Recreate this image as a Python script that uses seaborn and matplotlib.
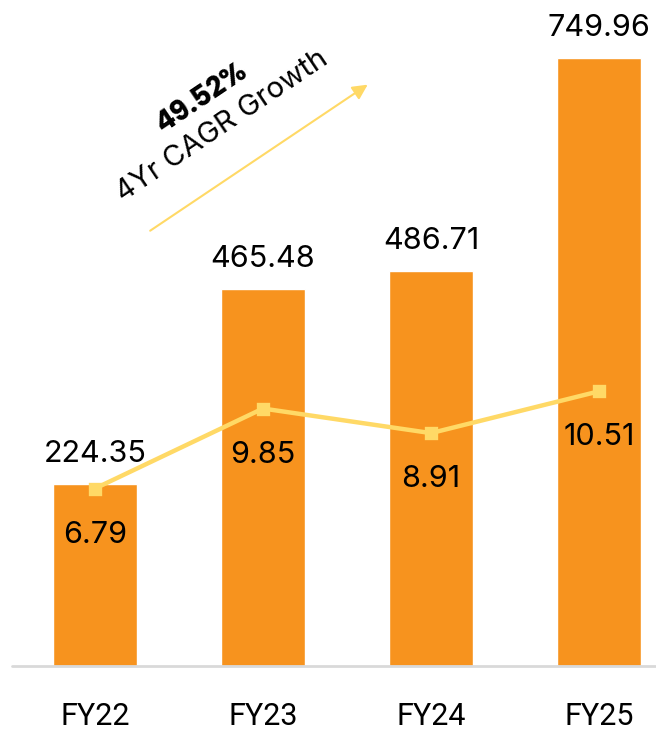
import matplotlib
matplotlib.use("Agg")
import matplotlib.pyplot as plt
import seaborn as sns
import pandas as pd

years = ["FY22", "FY23", "FY24", "FY25"]
revenue = [224.35, 465.48, 486.71, 749.96]
margin = [6.79, 9.85, 8.91, 10.51]
cagr_label = "49.52%"
cagr_text = "4Yr CAGR Growth"

df = pd.DataFrame({"year": years, "revenue": revenue, "margin": margin})

sns.set_style("white")
plt.rcParams["font.family"] = ["Inter", "DejaVu Sans"]

BAR = "#F7931E"
LINE = "#FFD966"
XL = (-0.565, 3.339)

fig = plt.figure(figsize=(6.56, 7.36), dpi=100)
ax = fig.add_axes([0, 70 / 736, 1, 666 / 736])

sns.barplot(data=df, x="year", y="revenue", color=BAR, width=0.5,
            saturation=1, ax=ax, zorder=2)
ax.set_ylim(0, 821.5)

ax2 = ax.twinx()
sns.pointplot(data=df, x="year", y="margin", color=LINE, markers="s",
              markersize=7.5, linewidth=3.2, ax=ax2, zorder=3)
ax2.set_ylim(0, 25.48)
ax.set_xlim(*XL)
ax2.set_xlim(*XL)

for a in (ax, ax2):
    a.set_xlabel("")
    a.set_ylabel("")
    a.set_yticks([])
    for s in a.spines.values():
        s.set_visible(False)

ax.tick_params(axis="x", length=0, pad=26, labelsize=22, labelcolor="#000000")
for t in ax.get_xticklabels():
    t.set_fontfamily(["Roboto", "DejaVu Sans"])

# baseline
ax.plot([-0.494, XL[1]], [0, 0], color="#D9D9D9", lw=2, clip_on=False, zorder=4)

for i, v in enumerate(revenue):
    ax.annotate(f"{v:.2f}", (i, v), xytext=(0, 16), textcoords="offset pixels",
                ha="center", va="bottom", fontsize=22, color="#000000")
for i, v in enumerate(margin):
    ax2.annotate(f"{v:.2f}", (i, v), xytext=(0, -46), textcoords="offset pixels",
                 ha="center", va="center", fontsize=22, color="#000000")

ax.annotate("", xy=(1.637, 719), xytext=(0.315, 535),
            arrowprops=dict(arrowstyle="-|>,head_length=0.9,head_width=0.45",
                            color=LINE, lw=1.5), annotation_clip=False)

fig.text(202 / 656, 1 - 98 / 736, cagr_label, rotation=34, ha="center", va="center",
         fontsize=20.5, fontweight="bold", rotation_mode="anchor", color="#000000",
         family=["Poppins", "Inter", "DejaVu Sans"])
fig.text(222 / 656, 1 - 126 / 736, cagr_text, rotation=34, ha="center", va="center",
         fontsize=21, rotation_mode="anchor", color="#000000")

fig.savefig("out.png", dpi=100)
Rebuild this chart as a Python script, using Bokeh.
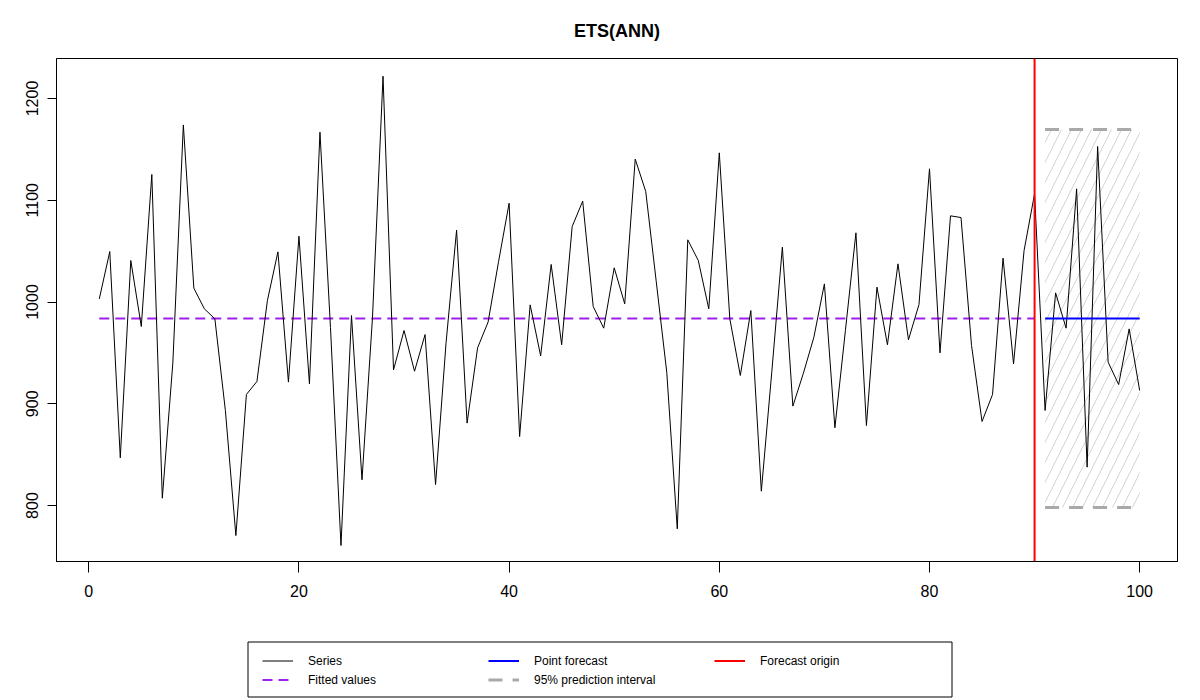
from bokeh.plotting import figure
from bokeh.layouts import column
from bokeh.models import Range1d, Legend, LegendItem, FixedTicker, Title
from bokeh.embed import file_html
from bokeh.resources import INLINE

# ---------------- data ----------------
series = [1003, 1049.6, 846.9, 1040.8, 975.9, 1125.3, 807.2, 940, 1174, 1013.6,
          993.3, 983.5, 893.4, 770.5, 909.1, 921.9, 1001.5, 1049.3, 921.3, 1064.7,
          919.6, 1166.9, 975, 760.7, 986.7, 825.3, 985, 1221.9, 933.3, 972,
          932, 968, 820.6, 960, 1070.6, 881, 955, 980.3, 1040, 1097.1,
          867.8, 997.2, 947.1, 1036.9, 958, 1074.2, 1099.1, 995.6, 974.3, 1033.6,
          998.2, 1140.4, 1108.6, 1020, 931, 777.1, 1061.1, 1040.8, 993.3, 1146.6,
          983.5, 927.8, 991.6, 814.1, 932, 1053.9, 897.7, 930, 965.4, 1017.8,
          876.4, 972, 1068, 878.6, 1014.6, 958, 1037.5, 962.9, 997.5, 1130.9,
          950, 1084.7, 1083, 957.3, 882.6, 909.1, 1043.1, 939.3, 1050.6, 1106.3,
          893.4, 1009, 974.3, 1111.2, 837.7, 1152.8, 940.9, 918.9, 973.6, 913]
fitted_level = 983.8
forecast_level = 983.8
upper_level = 1169.5
lower_level = 798.0
origin = 90
horizon = 10
x_ticks = [0, 20, 40, 60, 80, 100]
y_ticks = [800, 900, 1000, 1100, 1200]
legend_labels = ["Series", "Fitted values", "Point forecast",
                 "95% prediction interval", "Forecast origin"]

t = list(range(1, len(series) + 1))
t_fit = t[:origin]
fitted = [fitted_level] * len(t_fit)
t_fc = t[origin:origin + horizon]
fc = [forecast_level] * len(t_fc)
upper = [upper_level] * len(t_fc)
lower = [lower_level] * len(t_fc)

FONT = "Liberation Sans"
W = 1192
H_MAIN = 636
H_LEG = 62
FRAME_L, FRAME_R = 56, 1177   # frame edges shared by both stacked figures

# styles
ST_SERIES = dict(line_color="black", line_width=1)
ST_FIT = dict(line_color="#A020F0", line_width=2, line_dash="10 6")
ST_FC = dict(line_color="#0000FF", line_width=2)
ST_PI = dict(line_color="#A9A9A9", line_width=3, line_dash="14 10")
ST_ORIG = dict(line_color="#FF0000", line_width=2)

p = figure(width=W, height=H_MAIN,
           x_range=Range1d(-3.07, 103.6), y_range=Range1d(745, 1239.3),
           output_backend="svg", toolbar_location=None,
           min_border_left=FRAME_L, min_border_right=W - FRAME_R,
           min_border_top=58, min_border_bottom=75)
p.background_fill_color = "white"
p.border_fill_color = "white"
p.grid.visible = False
p.outline_line_color = "black"
p.outline_line_width = 1

p.title = Title(text="ETS(ANN)", align="center", text_font=FONT, text_color="black",
                text_font_size="18px", text_font_style="bold", standoff=36)

p.xaxis.ticker = FixedTicker(ticks=x_ticks)
p.yaxis.ticker = FixedTicker(ticks=y_ticks)
for ax in (p.xaxis[0], p.yaxis[0]):
    ax.axis_line_color = "black"
    ax.major_tick_line_color = "black"
    ax.minor_tick_line_color = None
    ax.major_tick_in = 0
    ax.major_label_text_font = FONT
    ax.major_label_text_font_size = "16px"
    ax.major_label_text_color = "black"
p.xaxis.major_tick_out = 11
p.yaxis.major_tick_out = 9
p.xaxis.major_label_standoff = 12
p.yaxis.major_label_standoff = 9
p.yaxis.major_label_orientation = "vertical"

p.varea(x=t_fc, y1=lower, y2=upper, fill_color=None, fill_alpha=0,
        hatch_pattern="/", hatch_color="#d3d3d3", hatch_scale=20, hatch_weight=1)
p.line(t_fit, fitted, **ST_FIT)
p.line(t, series, **ST_SERIES)
p.line(t_fc, fc, **ST_FC)
p.line(t_fc, upper, **ST_PI)
p.line(t_fc, lower, **ST_PI)
p.line([origin, origin], [p.y_range.start, p.y_range.end], **ST_ORIG)

# ---------------- legend strip (x in page pixels) ----------------
lf = figure(width=W, height=H_LEG, x_range=Range1d(FRAME_L, FRAME_R),
            y_range=Range1d(0, H_LEG),
            output_backend="svg", toolbar_location=None,
            x_axis_type=None, y_axis_type=None,
            min_border_left=FRAME_L, min_border_right=W - FRAME_R,
            min_border_top=0, min_border_bottom=0)
lf.grid.visible = False
lf.outline_line_color = None
lf.background_fill_color = "white"
lf.border_fill_color = "white"
lf.quad(left=[247.5], right=[951.5], bottom=[1.5], top=[56.5],
        fill_color=None, line_color="black", line_width=1)

nan = float("nan")
dummy = [lf.line([nan, nan], [nan, nan], **st)
         for st in (ST_SERIES, ST_FIT, ST_FC, ST_PI, ST_ORIG)]
legend = Legend(items=[LegendItem(label=lab, renderers=[r])
                       for lab, r in zip(legend_labels, dummy)],
                location=(262 - FRAME_L, 9), orientation="vertical", nrows=2,
                label_text_font=FONT, label_text_font_size="12px",
                label_text_color="black",
                glyph_width=31, glyph_height=19, label_height=19, label_width=180,
                label_standoff=15, spacing=0, padding=0, margin=0,
                border_line_color=None, background_fill_alpha=0)
lf.add_layout(legend, "center")

layout = column(p, lf, spacing=0)
open("out.html", "w").write(file_html(layout, INLINE))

______________________________

Task brief ::
Could the lines from the top of the material through the line with "ax = fig.add_axes([0, 70" be repeated exactly, pictures left out?

The result ::
Recreate this image as a Python script that uses seaborn and matplotlib.
import matplotlib
matplotlib.use("Agg")
import matplotlib.pyplot as plt
import seaborn as sns
import pandas as pd

years = ["FY22", "FY23", "FY24", "FY25"]
revenue = [224.35, 465.48, 486.71, 749.96]
margin = [6.79, 9.85, 8.91, 10.51]
cagr_label = "49.52%"
cagr_text = "4Yr CAGR Growth"

df = pd.DataFrame({"year": years, "revenue": revenue, "margin": margin})

sns.set_style("white")
plt.rcParams["font.family"] = ["Inter", "DejaVu Sans"]

BAR = "#F7931E"
LINE = "#FFD966"
XL = (-0.565, 3.339)

fig = plt.figure(figsize=(6.56, 7.36), dpi=100)
ax = fig.add_axes([0, 70 / 736, 1, 666 / 736])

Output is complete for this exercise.